(Charts and diagrams as code)

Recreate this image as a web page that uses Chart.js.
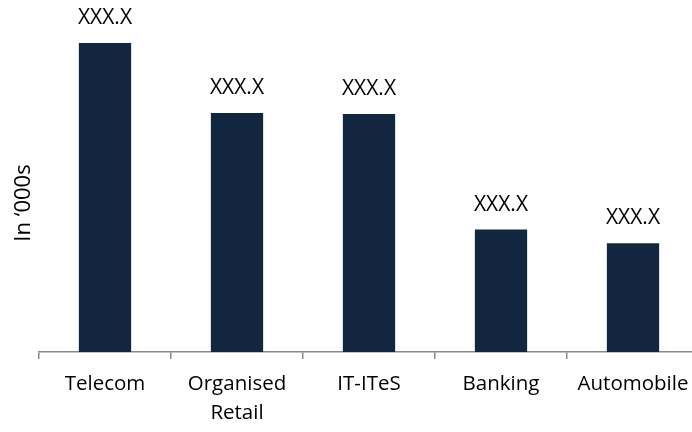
<!DOCTYPE html>
<html>
<head>
<meta charset="utf-8">
<script src="https://cdn.jsdelivr.net/npm/chart.js@4/dist/chart.umd.min.js"></script>
<style>
  html, body { margin: 0; padding: 0; background: #fff; overflow: hidden; }
  #wrap { width: 700px; height: 432px; }
</style>
</head>
<body>
<div id="wrap"><canvas id="sectorChart"></canvas></div>
<script>
const sectors = ['Telecom', ['Organised', 'Retail'], 'IT-ITeS', 'Banking', 'Automobile'];
const employment = [318, 246, 245, 126, 112];
const valueLabels = ['XXX.X', 'XXX.X', 'XXX.X', 'XXX.X', 'XXX.X'];
const yTitle = 'In ‘000s';

const FONT = "'Open Sans', 'Noto Sans', sans-serif";

// value caption above each bar, plus the rotated unit label on the left
const barCaptions = {
  id: 'barCaptions',
  afterDatasetsDraw(chart) {
    const ctx = chart.ctx;
    const meta = chart.getDatasetMeta(0);
    ctx.save();
    ctx.font = '21px ' + FONT;
    ctx.fillStyle = '#000';
    ctx.textAlign = 'center';
    ctx.textBaseline = 'middle';
    meta.data.forEach((bar, i) => {
      ctx.fillText(valueLabels[i], bar.x, bar.y - 25);
    });

    ctx.translate(24, 203);
    ctx.rotate(-Math.PI / 2);
    ctx.font = '22px ' + FONT;
    ctx.fillText(yTitle, 0, 0);
    ctx.restore();
  }
};

new Chart(document.getElementById('sectorChart'), {
  type: 'bar',
  data: {
    labels: sectors,
    datasets: [{
      data: employment,
      backgroundColor: '#132640',
      borderWidth: 0,
      categoryPercentage: 1,
      barPercentage: 0.396
    }]
  },
  options: {
    responsive: true,
    maintainAspectRatio: false,
    animation: false,
    layout: { padding: { top: 12, left: 39, right: 1, bottom: -6 } },
    plugins: { legend: { display: false }, tooltip: { enabled: false } },
    scales: {
      x: {
        grid: {
          display: true,
          offset: true,
          drawOnChartArea: false,
          drawTicks: true,
          tickLength: 7,
          color: '#8a8a8a',
          lineWidth: 1.5
        },
        border: { color: '#8a8a8a', width: 1.5 },
        ticks: {
          color: '#000',
          font: { family: FONT, size: 20.5, lineHeight: 1.44 },
          padding: 10,
          maxRotation: 0,
          autoSkip: false
        }
      },
      y: {
        display: false,
        min: 0,
        max: 350
      }
    }
  },
  plugins: [barCaptions]
});
</script>
</body>
</html>
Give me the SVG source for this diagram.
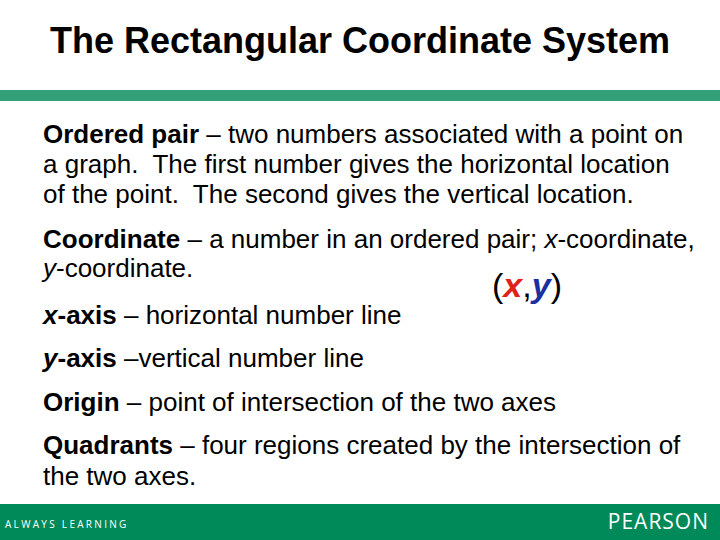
<svg xmlns="http://www.w3.org/2000/svg" width="720" height="540" viewBox="0 0 720 540">
<style>
.t{font-family:"Liberation Sans",Arial,sans-serif;font-size:26px;fill:#000}
.b{font-weight:bold}
.i{font-style:italic}
</style>
<rect width="720" height="540" fill="#fff"/>
<text x="360" y="53" text-anchor="middle" class="t b" style="font-size:36px">The Rectangular Coordinate System</text>
<rect x="0" y="90" width="720" height="11" fill="#33a07a"/>
<text class="t" xml:space="preserve"><tspan x="43" y="143"><tspan class="b">Ordered pair</tspan> – two numbers associated with a point on</tspan><tspan x="43" y="173">a graph.  The first number gives the horizontal location</tspan><tspan x="43" y="203">of the point.  The second gives the vertical location.</tspan></text>
<text class="t"><tspan x="43" y="248"><tspan class="b">Coordinate</tspan> – a number in an ordered pair; <tspan class="i">x</tspan>-coordinate,</tspan><tspan x="43" y="277"><tspan class="i">y</tspan>-coordinate.</tspan></text>
<text x="492" y="297" class="t" style="font-size:34px">(<tspan class="b i" fill="#e0201b">x</tspan>,<tspan class="b i" fill="#1a2fa0">y</tspan>)</text>
<text x="43" y="324" class="t"><tspan class="b i">x</tspan><tspan class="b">-axis</tspan> – horizontal number line</text>
<text x="43" y="367" class="t"><tspan class="b i">y</tspan><tspan class="b">-axis</tspan> –vertical number line</text>
<text x="43" y="411" class="t"><tspan class="b">Origin</tspan> – point of intersection of the two axes</text>
<text class="t"><tspan x="43" y="454"><tspan class="b">Quadrants</tspan> – four regions created by the intersection of</tspan><tspan x="43" y="485">the two axes.</tspan></text>
<rect x="0" y="504" width="720" height="36" fill="#008a5a"/>
<text x="5" y="528" style="font-family:'Open Sans',sans-serif;font-size:10px;letter-spacing:2.3px" fill="#fff">ALWAYS LEARNING</text>
<text x="709" y="529" text-anchor="end" style="font-family:'Open Sans',sans-serif;font-size:21px;letter-spacing:1px" fill="#fff">PEARSON</text>
</svg>
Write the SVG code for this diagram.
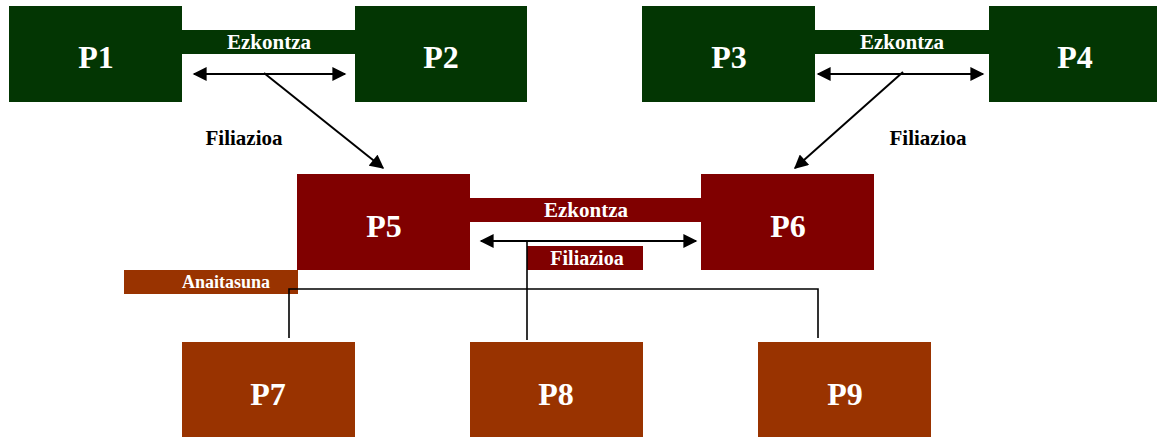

[The exercise]: Each entry shown above must be quoted exactly, with its pictures left out.

[Complete response]:
Recreate this image as a web page that uses Chart.js.
<!DOCTYPE html>
<html>
<head>
<meta charset="utf-8">
<script src="https://cdn.jsdelivr.net/npm/chart.js@4/dist/chart.umd.min.js"></script>
<style>
  html, body { margin: 0; padding: 0; background: #fff; overflow: hidden; }
  #wrap { width: 700px; height: 432px; }
</style>
</head>
<body>
<div id="wrap"><canvas id="sectorChart"></canvas></div>
<script>
const sectors = ['Telecom', ['Organised', 'Retail'], 'IT-ITeS', 'Banking', 'Automobile'];
const employment = [318, 246, 245, 126, 112];
const valueLabels = ['XXX.X', 'XXX.X', 'XXX.X', 'XXX.X', 'XXX.X'];
const yTitle = 'In ‘000s';

const FONT = "'Open Sans', 'Noto Sans', sans-serif";

// value caption above each bar, plus the rotated unit label on the left
const barCaptions = {
  id: 'barCaptions',
  afterDatasetsDraw(chart) {
    const ctx = chart.ctx;
    const meta = chart.getDatasetMeta(0);
    ctx.save();
    ctx.font = '21px ' + FONT;
    ctx.fillStyle = '#000';
    ctx.textAlign = 'center';
    ctx.textBaseline = 'middle';
    meta.data.forEach((bar, i) => {
      ctx.fillText(valueLabels[i], bar.x, bar.y - 25);
    });

    ctx.translate(24, 203);
    ctx.rotate(-Math.PI / 2);
    ctx.font = '22px ' + FONT;
    ctx.fillText(yTitle, 0, 0);
    ctx.restore();
  }
};

new Chart(document.getElementById('sectorChart'), {
  type: 'bar',
  data: {
    labels: sectors,
    datasets: [{
      data: employment,
      backgroundColor: '#132640',
      borderWidth: 0,
      categoryPercentage: 1,
      barPercentage: 0.396
    }]
  },
  options: {
    responsive: true,
    maintainAspectRatio: false,
    animation: false,
    layout: { padding: { top: 12, left: 39, right: 1, bottom: -6 } },
    plugins: { legend: { display: false }, tooltip: { enabled: false } },
    scales: {
      x: {
        grid: {
          display: true,
          offset: true,
          drawOnChartArea: false,
          drawTicks: true,
          tickLength: 7,
          color: '#8a8a8a',
          lineWidth: 1.5
        },
        border: { color: '#8a8a8a', width: 1.5 },
        ticks: {
          color: '#000',
          font: { family: FONT, size: 20.5, lineHeight: 1.44 },
          padding: 10,
          maxRotation: 0,
          autoSkip: false
        }
      },
      y: {
        display: false,
        min: 0,
        max: 350
      }
    }
  },
  plugins: [barCaptions]
});
</script>
</body>
</html>
Give me the SVG source for this diagram.
<svg xmlns="http://www.w3.org/2000/svg" width="720" height="540" viewBox="0 0 720 540">
<style>
.t{font-family:"Liberation Sans",Arial,sans-serif;font-size:26px;fill:#000}
.b{font-weight:bold}
.i{font-style:italic}
</style>
<rect width="720" height="540" fill="#fff"/>
<text x="360" y="53" text-anchor="middle" class="t b" style="font-size:36px">The Rectangular Coordinate System</text>
<rect x="0" y="90" width="720" height="11" fill="#33a07a"/>
<text class="t" xml:space="preserve"><tspan x="43" y="143"><tspan class="b">Ordered pair</tspan> – two numbers associated with a point on</tspan><tspan x="43" y="173">a graph.  The first number gives the horizontal location</tspan><tspan x="43" y="203">of the point.  The second gives the vertical location.</tspan></text>
<text class="t"><tspan x="43" y="248"><tspan class="b">Coordinate</tspan> – a number in an ordered pair; <tspan class="i">x</tspan>-coordinate,</tspan><tspan x="43" y="277"><tspan class="i">y</tspan>-coordinate.</tspan></text>
<text x="492" y="297" class="t" style="font-size:34px">(<tspan class="b i" fill="#e0201b">x</tspan>,<tspan class="b i" fill="#1a2fa0">y</tspan>)</text>
<text x="43" y="324" class="t"><tspan class="b i">x</tspan><tspan class="b">-axis</tspan> – horizontal number line</text>
<text x="43" y="367" class="t"><tspan class="b i">y</tspan><tspan class="b">-axis</tspan> –vertical number line</text>
<text x="43" y="411" class="t"><tspan class="b">Origin</tspan> – point of intersection of the two axes</text>
<text class="t"><tspan x="43" y="454"><tspan class="b">Quadrants</tspan> – four regions created by the intersection of</tspan><tspan x="43" y="485">the two axes.</tspan></text>
<rect x="0" y="504" width="720" height="36" fill="#008a5a"/>
<text x="5" y="528" style="font-family:'Open Sans',sans-serif;font-size:10px;letter-spacing:2.3px" fill="#fff">ALWAYS LEARNING</text>
<text x="709" y="529" text-anchor="end" style="font-family:'Open Sans',sans-serif;font-size:21px;letter-spacing:1px" fill="#fff">PEARSON</text>
</svg>
Write the SVG code for this diagram.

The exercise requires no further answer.